[START]

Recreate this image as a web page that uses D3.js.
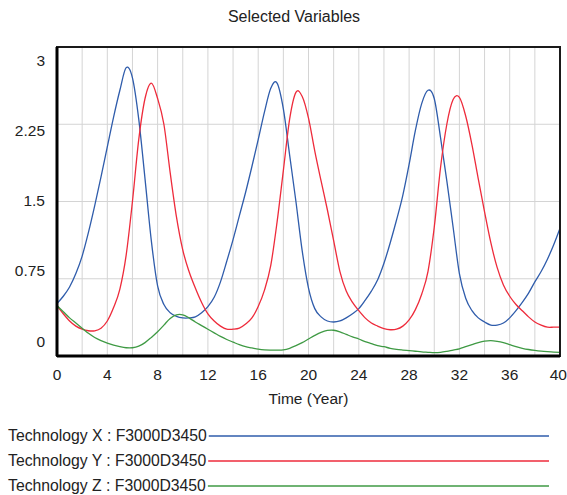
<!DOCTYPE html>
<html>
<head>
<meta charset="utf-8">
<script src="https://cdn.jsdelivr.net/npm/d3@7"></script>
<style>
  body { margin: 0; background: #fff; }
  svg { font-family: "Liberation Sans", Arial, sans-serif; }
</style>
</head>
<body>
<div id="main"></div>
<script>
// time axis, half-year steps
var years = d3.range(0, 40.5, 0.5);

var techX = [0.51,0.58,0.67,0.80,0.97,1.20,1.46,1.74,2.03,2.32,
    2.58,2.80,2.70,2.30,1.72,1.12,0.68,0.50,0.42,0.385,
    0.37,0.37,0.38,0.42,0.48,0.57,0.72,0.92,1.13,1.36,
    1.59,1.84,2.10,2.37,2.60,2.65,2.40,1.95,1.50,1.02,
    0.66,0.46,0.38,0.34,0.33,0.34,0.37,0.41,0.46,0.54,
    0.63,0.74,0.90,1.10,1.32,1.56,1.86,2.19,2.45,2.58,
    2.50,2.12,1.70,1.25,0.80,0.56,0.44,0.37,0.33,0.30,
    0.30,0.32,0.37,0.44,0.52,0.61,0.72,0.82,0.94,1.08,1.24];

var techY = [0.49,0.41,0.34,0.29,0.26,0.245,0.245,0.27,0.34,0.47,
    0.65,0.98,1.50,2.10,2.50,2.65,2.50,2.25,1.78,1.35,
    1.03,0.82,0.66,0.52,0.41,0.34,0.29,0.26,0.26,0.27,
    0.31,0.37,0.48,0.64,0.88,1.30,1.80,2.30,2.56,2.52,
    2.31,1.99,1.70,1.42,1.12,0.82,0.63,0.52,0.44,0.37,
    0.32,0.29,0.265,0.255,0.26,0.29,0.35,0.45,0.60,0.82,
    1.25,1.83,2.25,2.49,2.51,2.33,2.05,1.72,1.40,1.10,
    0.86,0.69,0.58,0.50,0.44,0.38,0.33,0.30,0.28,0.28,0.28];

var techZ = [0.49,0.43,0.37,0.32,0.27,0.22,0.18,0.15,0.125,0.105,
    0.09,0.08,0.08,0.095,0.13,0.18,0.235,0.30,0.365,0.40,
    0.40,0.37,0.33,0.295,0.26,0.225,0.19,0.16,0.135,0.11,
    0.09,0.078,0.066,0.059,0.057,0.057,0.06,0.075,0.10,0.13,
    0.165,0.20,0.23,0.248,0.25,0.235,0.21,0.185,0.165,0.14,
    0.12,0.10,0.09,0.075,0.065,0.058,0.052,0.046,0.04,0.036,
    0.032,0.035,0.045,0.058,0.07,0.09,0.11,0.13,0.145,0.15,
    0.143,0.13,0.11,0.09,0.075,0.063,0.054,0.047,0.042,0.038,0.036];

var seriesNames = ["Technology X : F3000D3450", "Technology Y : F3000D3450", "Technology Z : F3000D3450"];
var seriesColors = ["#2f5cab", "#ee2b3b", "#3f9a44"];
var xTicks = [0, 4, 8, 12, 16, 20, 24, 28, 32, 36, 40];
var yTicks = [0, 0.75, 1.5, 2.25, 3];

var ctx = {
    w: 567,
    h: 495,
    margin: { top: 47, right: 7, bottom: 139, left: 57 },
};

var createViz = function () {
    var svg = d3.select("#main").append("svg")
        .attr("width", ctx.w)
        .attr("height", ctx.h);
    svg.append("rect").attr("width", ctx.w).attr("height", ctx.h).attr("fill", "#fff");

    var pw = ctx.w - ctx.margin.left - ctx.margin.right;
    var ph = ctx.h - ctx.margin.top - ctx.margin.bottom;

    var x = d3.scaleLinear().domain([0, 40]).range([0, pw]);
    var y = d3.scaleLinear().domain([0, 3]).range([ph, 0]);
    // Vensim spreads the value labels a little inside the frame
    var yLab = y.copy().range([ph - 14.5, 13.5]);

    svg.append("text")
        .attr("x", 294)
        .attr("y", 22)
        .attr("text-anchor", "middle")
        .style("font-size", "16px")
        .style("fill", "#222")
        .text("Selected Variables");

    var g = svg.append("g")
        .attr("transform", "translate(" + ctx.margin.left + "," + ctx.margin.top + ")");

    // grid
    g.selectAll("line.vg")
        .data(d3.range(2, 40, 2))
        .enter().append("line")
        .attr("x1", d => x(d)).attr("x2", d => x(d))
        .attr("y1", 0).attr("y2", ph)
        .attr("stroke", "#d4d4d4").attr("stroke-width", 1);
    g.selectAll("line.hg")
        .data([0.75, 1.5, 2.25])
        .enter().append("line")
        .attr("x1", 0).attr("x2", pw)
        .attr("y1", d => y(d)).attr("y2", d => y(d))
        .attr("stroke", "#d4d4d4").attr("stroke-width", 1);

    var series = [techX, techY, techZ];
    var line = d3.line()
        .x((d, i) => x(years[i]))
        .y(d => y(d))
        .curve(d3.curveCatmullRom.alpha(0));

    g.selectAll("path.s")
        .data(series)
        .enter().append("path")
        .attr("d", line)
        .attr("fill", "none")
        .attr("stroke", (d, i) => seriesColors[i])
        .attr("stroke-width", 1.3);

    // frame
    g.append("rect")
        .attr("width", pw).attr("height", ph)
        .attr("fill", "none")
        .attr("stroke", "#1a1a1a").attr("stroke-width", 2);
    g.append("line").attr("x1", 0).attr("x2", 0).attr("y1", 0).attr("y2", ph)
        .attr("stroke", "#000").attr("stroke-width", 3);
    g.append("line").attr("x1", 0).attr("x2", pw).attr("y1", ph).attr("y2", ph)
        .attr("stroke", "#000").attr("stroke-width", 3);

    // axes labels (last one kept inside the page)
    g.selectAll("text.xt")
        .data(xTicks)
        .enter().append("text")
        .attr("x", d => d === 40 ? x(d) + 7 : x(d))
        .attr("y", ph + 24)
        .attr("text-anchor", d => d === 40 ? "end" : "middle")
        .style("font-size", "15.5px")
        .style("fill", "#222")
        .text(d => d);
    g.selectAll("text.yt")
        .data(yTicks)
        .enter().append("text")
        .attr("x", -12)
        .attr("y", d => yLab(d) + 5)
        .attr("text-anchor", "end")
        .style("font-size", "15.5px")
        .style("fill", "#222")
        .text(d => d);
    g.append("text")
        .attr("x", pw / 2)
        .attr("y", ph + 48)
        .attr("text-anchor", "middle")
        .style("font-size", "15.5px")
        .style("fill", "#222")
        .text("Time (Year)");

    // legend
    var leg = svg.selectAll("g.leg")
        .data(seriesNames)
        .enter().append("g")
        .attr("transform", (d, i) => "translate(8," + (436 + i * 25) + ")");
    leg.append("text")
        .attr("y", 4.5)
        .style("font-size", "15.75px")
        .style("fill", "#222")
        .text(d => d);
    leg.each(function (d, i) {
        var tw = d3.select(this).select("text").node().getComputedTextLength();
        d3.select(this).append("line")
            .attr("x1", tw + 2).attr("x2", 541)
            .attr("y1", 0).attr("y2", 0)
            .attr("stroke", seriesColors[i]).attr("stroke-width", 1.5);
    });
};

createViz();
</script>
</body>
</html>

[END]

** SHORT TASK **
Your task is to reproduce exactly the lines from the start of the data above through the line containing "0.30,0.32,0.37,0.44,0.52,0.61,0.72,0.82,0.94,1.08,1.24];", leaving every picture out.

** REPLY TO THE EXERCISE **
Recreate this image as a web page that uses D3.js.
<!DOCTYPE html>
<html>
<head>
<meta charset="utf-8">
<script src="https://cdn.jsdelivr.net/npm/d3@7"></script>
<style>
  body { margin: 0; background: #fff; }
  svg { font-family: "Liberation Sans", Arial, sans-serif; }
</style>
</head>
<body>
<div id="main"></div>
<script>
// time axis, half-year steps
var years = d3.range(0, 40.5, 0.5);

var techX = [0.51,0.58,0.67,0.80,0.97,1.20,1.46,1.74,2.03,2.32,
    2.58,2.80,2.70,2.30,1.72,1.12,0.68,0.50,0.42,0.385,
    0.37,0.37,0.38,0.42,0.48,0.57,0.72,0.92,1.13,1.36,
    1.59,1.84,2.10,2.37,2.60,2.65,2.40,1.95,1.50,1.02,
    0.66,0.46,0.38,0.34,0.33,0.34,0.37,0.41,0.46,0.54,
    0.63,0.74,0.90,1.10,1.32,1.56,1.86,2.19,2.45,2.58,
    2.50,2.12,1.70,1.25,0.80,0.56,0.44,0.37,0.33,0.30,
    0.30,0.32,0.37,0.44,0.52,0.61,0.72,0.82,0.94,1.08,1.24];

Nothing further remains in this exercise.